* **AIM**:
Answer with a single number: the count of lines that hold "chart".

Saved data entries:
================
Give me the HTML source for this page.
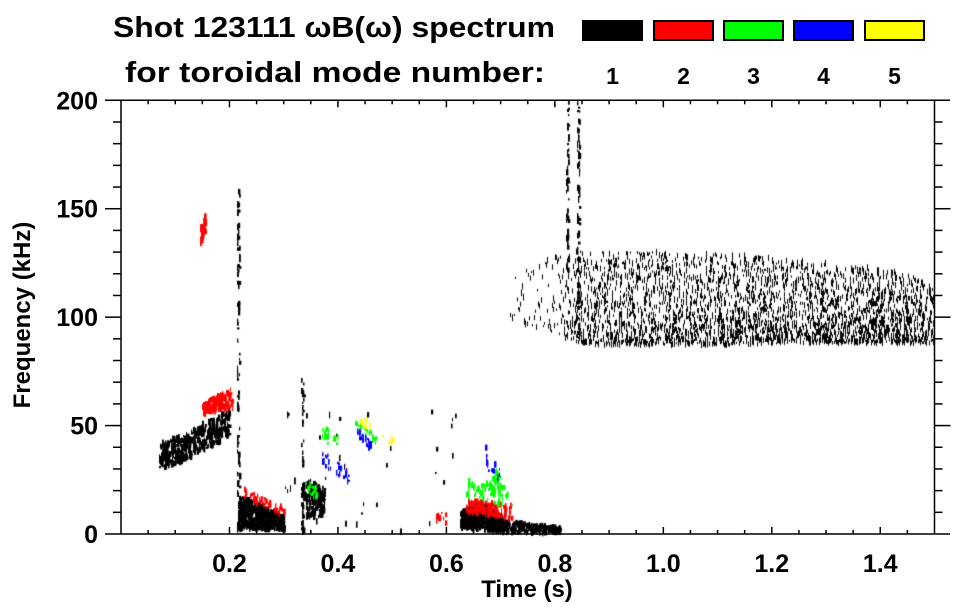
<!DOCTYPE html>
<html><head><meta charset="utf-8">
<style>
html,body{margin:0;padding:0;background:#fff;}
#wrap{position:relative;width:963px;height:615px;overflow:hidden;font-family:"Liberation Sans",Arial,sans-serif;font-weight:bold;color:#000;}
canvas{position:absolute;left:0;top:0;}
svg{position:absolute;left:0;top:0;}
</style></head><body>
<div id="wrap">
<canvas id="cv" width="963" height="615"></canvas>
<svg id="sv" width="963" height="615">
  <text x="113" y="37" font-size="29" font-weight="bold" font-family="Liberation Sans, sans-serif" textLength="442" lengthAdjust="spacingAndGlyphs">Shot 123111 ωB(ω) spectrum</text>
  <text x="125" y="82" font-size="29" font-weight="bold" font-family="Liberation Sans, sans-serif" textLength="420" lengthAdjust="spacingAndGlyphs">for toroidal mode number:</text>
  <g id="legend"></g>
  <g id="axes"></g>
  <text x="527" y="597" font-size="24" font-weight="bold" text-anchor="middle" font-family="Liberation Sans, sans-serif">Time (s)</text>
  <text transform="translate(30,315) rotate(-90)" font-size="24" font-weight="bold" text-anchor="middle" font-family="Liberation Sans, sans-serif">Frequency (kHz)</text>
</svg>
</div>
<script>
// ---- data ----
const modeNumbers = [1,2,3,4,5];
const modeColors = ["#000000","#ff0000","#00ff00","#0000ff","#ffff00"];
const xTicks = [0.2,0.4,0.6,0.8,1.0,1.2,1.4];
const xTickLabels = ["0.2","0.4","0.6","0.8","1.0","1.2","1.4"];
const yTicks = [0,50,100,150,200];
const yTickLabels = ["0","50","100","150","200"];
// features: mode, tStart, tEnd, freq low/high at start, freq low/high at end, count
const featMode = [1,1,1,1,1,1,1,1,1, 1,1,1, 2,2,2,2,2, 3,3,3,3,3, 4,4,4, 5,5];
const featT0   = [0.07,0.11,0.215,0.34,0.625,0.66,0.70,0.213,0.332, 0.82,0.84,0.30, 0.145,0.15,0.225,0.635,0.58, 0.34,0.37,0.43,0.635,0.68, 0.37,0.43,0.67, 0.44,0.48];
const featT1   = [0.12,0.20,0.30,0.375,0.66,0.70,0.81,0.218,0.337, 0.825,0.845,0.62, 0.155,0.205,0.30,0.72,0.60, 0.36,0.40,0.47,0.72,0.70, 0.42,0.46,0.70, 0.46,0.50];
const featLo0  = [30,33,2,8,3,2,1,0,0, 120,90,0, 132,55,17,10,3, 18,43,48,17,25, 30,45,30, 52,45];
const featHi0  = [42,45,18,25,10,15,6,160,72, 200,200,60, 142,60,21,16,10, 25,50,52,25,32, 38,50,40, 56,50];
const featLo1  = [34,45,2,8,2,1,0,0,0, 120,90,0, 140,58,8,7,3, 16,38,42,12,20, 24,38,24, 46,40];
const featHi1  = [46,58,8,22,14,8,3,160,72, 200,200,60, 148,68,12,13,10, 22,45,46,22,26, 30,42,34, 50,44];
const featCount= [200,320,550,170,300,320,220,90,50, 45,70,35, 45,180,50,160,10, 20,20,20,70,25, 25,20,15, 8,8];
// broadband mode-1 region (~100 kHz)
const bandT  = [0.70,0.80,0.845,0.90,1.00,1.10,1.25,1.35,1.45,1.50];
const bandLo = [100,92,88,87,87,87,88,88,88,88];
const bandHi = [118,128,132,130,130,129,127,124,120,113];
const bandDensity = [0.3,1.5,6,8,9,9,9,9,8,7];

// ---- scales ----
const X0=121, X1=934.5, Y0=534, Y1=100.3;
const xs = t => X0 + (t-0)/(1.5-0)*(X1-X0);
const ys = f => Y0 + f/200*(Y1-Y0);

const NS="http://www.w3.org/2000/svg";
function mk(tag, attrs, parent){const e=document.createElementNS(NS,tag);for(const k in attrs)e.setAttribute(k,attrs[k]);parent.appendChild(e);return e;}

// legend
const lg=document.getElementById('legend');
const legX=[582,653,723,793,864];
modeNumbers.forEach((m,i)=>{
  const r=mk('rect',{x:legX[i]+1,y:21,width:59,height:19,fill:modeColors[i],stroke:'#000','stroke-width':2},lg);
  
  
  const t=mk('text',{x:legX[i]+30.5,y:84,'font-size':23,'font-weight':'bold','text-anchor':'middle','font-family':'Liberation Sans, sans-serif'},lg);
  t.textContent=String(m);
  
  
});

// axes
const ax=document.getElementById('axes');
const st={stroke:'#000','stroke-width':1.5};
let l;
l=mk('line',Object.assign({x1:105,y1:Y0,x2:950,y2:Y0},st),ax);
l=mk('line',Object.assign({x1:105,y1:Y1,x2:950,y2:Y1},st),ax);
l=mk('line',Object.assign({x1:X0,y1:Y1,x2:X0,y2:Y0},st),ax);
l=mk('line',Object.assign({x1:X1,y1:Y1,x2:X1,y2:Y0},st),ax);
for(let k=1;k<30;k++){
  const t=k*0.05, x=xs(t), major=(k%4===0);
  const len=major?7:4;
  l=mk('line',Object.assign({x1:x,y1:Y0,x2:x,y2:Y0-len},st),ax);
  l=mk('line',Object.assign({x1:x,y1:Y1,x2:x,y2:Y1+len},st),ax);
}
for(let k=1;k<20;k++){
  const y=ys(k*10), major=(k%5===0);
  const len=major?16:8;
  l=mk('line',Object.assign({x1:X0-len,y1:y,x2:X0,y2:y},st),ax);
  l=mk('line',Object.assign({x1:X1,y1:y,x2:X1+len,y2:y},st),ax);
}
xTicks.forEach((t,i)=>{
  const e=mk('text',{x:xs(t),y:572,'font-size':25,'font-weight':'bold','text-anchor':'middle','font-family':'Liberation Sans, sans-serif'},ax);
  e.textContent=xTickLabels[i];
  
  
});
yTicks.forEach((f,i)=>{
  const e=mk('text',{x:98,y:ys(f)+9,'font-size':25,'font-weight':'bold','text-anchor':'end','font-family':'Liberation Sans, sans-serif'},ax);
  e.textContent=yTickLabels[i];
  
  
});

// spectrogram marks (texture via seeded generator)
const ctx=document.getElementById('cv').getContext('2d');
let seed=12345;
function rnd(){seed=(seed*1103515245+12345)%2147483648;return seed/2147483648;}
function clipY(y){return Math.max(Y1,Math.min(Y0-1,y));}
featMode.forEach((m,i)=>{
  ctx.fillStyle=modeColors[m-1];
  const n=featCount[i];
  for(let k=0;k<n;k++){
    const u=rnd();
    const t=featT0[i]+u*(featT1[i]-featT0[i]);
    const lo=featLo0[i]+u*(featLo1[i]-featLo0[i]);
    const hi=featHi0[i]+u*(featHi1[i]-featHi0[i]);
    const f=lo+rnd()*(hi-lo);
    const x=xs(t), y=ys(f);
    const h=2+rnd()*5, w=1+rnd()*1.5;
    ctx.fillRect(Math.round(x),clipY(y-h/2),w,h);
  }
});
// broadband region
ctx.fillStyle="#000";
function interp(arr,t){
  for(let j=0;j<bandT.length-1;j++){
    if(t>=bandT[j]&&t<=bandT[j+1]){const a=(t-bandT[j])/(bandT[j+1]-bandT[j]);return arr[j]+a*(arr[j+1]-arr[j]);}
  }
  return arr[arr.length-1];
}
for(let x=Math.ceil(xs(bandT[0])); x<X1-1; x+=1){
  const t=(x-X0)/(X1-X0)*1.5;
  const lo=interp(bandLo,t), hi=interp(bandHi,t), d=interp(bandDensity,t);
  const n=Math.round(d*(0.5+rnd()));
  for(let k=0;k<n;k++){
    let r=rnd(); r=r*r*0.6+r*0.4; // denser toward lower edge
    const f=lo+r*(hi-lo);
    const h=2+rnd()*5;
    ctx.fillRect(x,ys(f)-h/2,1,h);
  }
}
</script>
</body></html>
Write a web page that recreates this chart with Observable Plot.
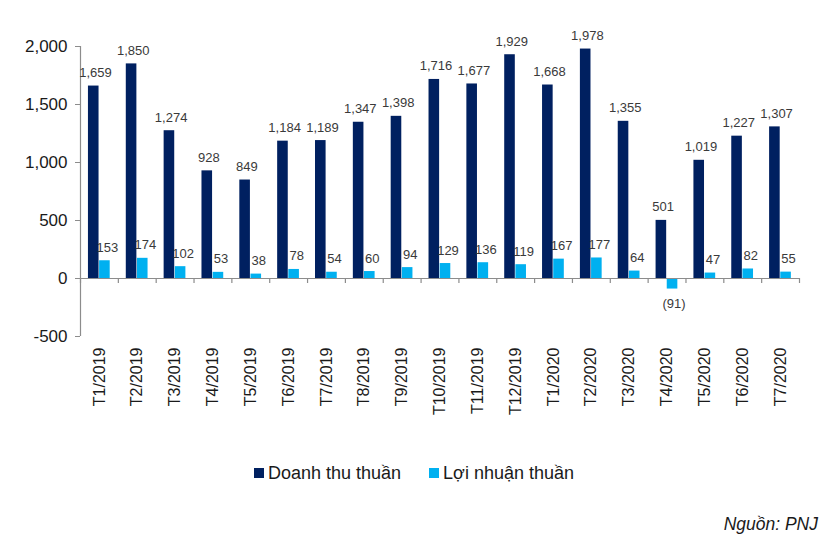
<!DOCTYPE html>
<html>
<head>
<meta charset="utf-8">
<script src="https://cdn.jsdelivr.net/npm/d3@7"></script>
<script src="https://cdn.jsdelivr.net/npm/@observablehq/plot@0.6"></script>
<style>
  html, body { margin: 0; padding: 0; background: #fff; }
  body { width: 836px; height: 544px; position: relative; font-family: "Liberation Sans", Arial, sans-serif; overflow: hidden; }
  #chart { position: absolute; left: 0; top: 0; }
  #legend { position: absolute; left: -4px; width: 836px; top: 462px; height: 22px; display: flex; justify-content: center; align-items: center; font-size: 18px; color: #1a1a1a; box-sizing: border-box; }
  .item { display: flex; align-items: center; margin: 0 14px; }
  .sw { width: 10px; height: 10px; margin-right: 4px; }
  #caption { position: absolute; right: 18px; top: 514px; font-size: 17.5px; font-style: italic; color: #1a1a1a; }
</style>
</head>
<body>
<div id="chart"></div>
<div id="legend"></div>
<div id="caption">Nguồn: PNJ</div>
<script>
const months = ["T1/2019","T2/2019","T3/2019","T4/2019","T5/2019","T6/2019","T7/2019","T8/2019","T9/2019","T10/2019","T11/2019","T12/2019","T1/2020","T2/2020","T3/2020","T4/2020","T5/2020","T6/2020","T7/2020"];
const revenue = [1659,1850,1274,928,849,1184,1189,1347,1398,1716,1677,1929,1668,1978,1355,501,1019,1227,1307];
const profit = [153,174,102,53,38,78,54,60,94,129,136,119,167,177,64,-91,47,82,55];
const yTicks = [-500,0,500,1000,1500,2000];
const seriesNames = ["Doanh thu thuần","Lợi nhuận thuần"];
const colors = ["#002060","#00B0F0"];

const data = months.map((m, i) => ({month: m, revenue: revenue[i], profit: profit[i]}));

const W = 836, H = 440, mL = 80, mR = 37, mT = 46, mB = 104;
const bw = (W - mL - mR) / months.length;
const fmt = d3.format(",");
const yFmt = d => d < 0 ? "-" + fmt(-d) : fmt(d);
const lab = d => d < 0 ? `(${fmt(-d)})` : fmt(d);
const pxToUnits = 2500 / (H - mT - mB);

const chart = Plot.plot({
  width: W, height: H,
  marginLeft: mL, marginRight: mR, marginTop: mT, marginBottom: mB,
  style: {fontFamily: '"Liberation Sans", Arial, sans-serif', background: "#fff", overflow: "visible"},
  x: {domain: months, padding: 0, round: false, label: null},
  y: {domain: [-500, 2000], label: null},
  marks: [
    Plot.barY(data, {x: "month", y: "revenue", fill: colors[0], insetLeft: bw * 0.21, insetRight: bw - bw * 0.49}),
    Plot.barY(data, {x: "month", y: "profit", fill: colors[1], insetLeft: bw * 0.505, insetRight: bw - bw * 0.785}),
    Plot.ruleY([0], {stroke: "#8c8c8c", strokeWidth: 1.2}),
    Plot.ruleX(months, {x: d => d, y1: 0, y2: -5 * pxToUnits, dx: -bw / 2, stroke: "#8c8c8c", strokeWidth: 1.2}),
    Plot.ruleX([months[months.length - 1]], {x: d => d, y1: 0, y2: -5 * pxToUnits, dx: bw / 2, stroke: "#8c8c8c", strokeWidth: 1.2}),
    Plot.ruleX([months[0]], {x: d => d, y1: -500, y2: 2000, dx: -bw / 2, stroke: "#8c8c8c", strokeWidth: 1.2}),
    Plot.axisY({ticks: yTicks, tickSize: 5, tickPadding: 8, tickFormat: yFmt, fontSize: 17, fill: "#1a1a1a", stroke: "#8c8c8c", label: null}),
    Plot.axisX({tickSize: 0, tickPadding: 11, tickRotate: -90, fontSize: 16, fill: "#1a1a1a", label: null}),
    Plot.text(data, {x: "month", y: "revenue", text: d => lab(d.revenue), dx: -4, dy: -9, lineAnchor: "bottom", fontSize: 13, fill: "#3a3a3a"}),
    Plot.text(data.filter(d => d.profit >= 0), {x: "month", y: "profit", text: d => lab(d.profit), dx: 8, dy: -9, lineAnchor: "bottom", fontSize: 13, fill: "#3a3a3a"}),
    Plot.text(data.filter(d => d.profit < 0), {x: "month", y: "profit", text: d => lab(d.profit), dx: 7, dy: 10, lineAnchor: "top", fontSize: 13, fill: "#3a3a3a"})
  ]
});
document.getElementById("chart").appendChild(chart);

const legend = document.getElementById("legend");
seriesNames.forEach((name, i) => {
  const item = document.createElement("div");
  item.className = "item";
  const sw = document.createElement("div");
  sw.className = "sw";
  sw.style.background = colors[i];
  const t = document.createElement("span");
  t.textContent = name;
  item.appendChild(sw);
  item.appendChild(t);
  legend.appendChild(item);
});
</script>
</body>
</html>
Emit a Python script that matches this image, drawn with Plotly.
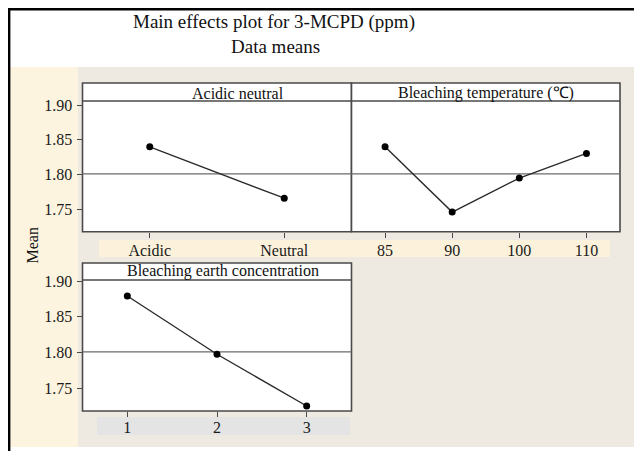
================
* **RESULT OF THE TASK**:
5